Until quite recently, editing a movie was a time-consuming, white-knuckle process. Even experienced filmmakers confessed reluctance to leave anything but footprints on the cutting room floor. After all, what if they changed their mind about a sequence and decided they needed it after all? Back then when you edited footage out of a movie, you cut it by hand. And that’s how you had to splice it all back together again whenever you changed your mind — which, usually, was often.
 
Media Management That paradigm shifted for good when Final Cut Pro shipped two years ago. Sure, there’d been video editing systems before Final Cut. But they cost an arm and a leg.

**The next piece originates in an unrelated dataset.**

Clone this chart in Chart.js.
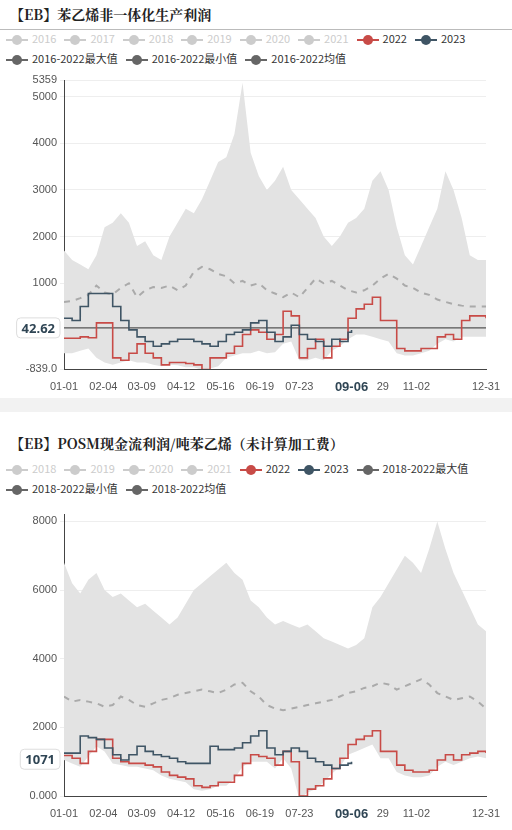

Final Cut Pro gives independent movie producers an affordable new way to make movies with nonlinear, nondestructive video editing. How sweet it is: no fear about the consequences of changing your mind. And with bins to store and retrieve your media clips, Final Cut Pro offers an astonishing degree of freedom to rearrange and re-edit your sequences just as you please.
 
Nonlinear and nondestructive editing
In the good old days of linear editing, video editors had to edit everything onto a tape sequentially, one shot after another, from beginning to end. If you wanted to change a series of shots in the middle of your edit, you had to re-edit everything from that point forward.
 
With nonlinear editing, you can begin editing at any point. For instance, you can start from the end of the program and work your way back to the beginning. Whatever suits you.
 
Nondestructive editing means you can modify a clip in Final Cut Pro without affecting the original source clip stored on your hard disk. That’s because clips in Final Cut Pro are pointers to your original source material, not the actual source material itself.
 
Fact is, almost nothing you do in Final Cut Pro has any effect on your original digital video files. Even if you delete entire clips, they are still stored in the folder to which you stashed them — until you make a conscious decision to get rid of them by dragging them to the Trash. It’s like having unbreakable toys.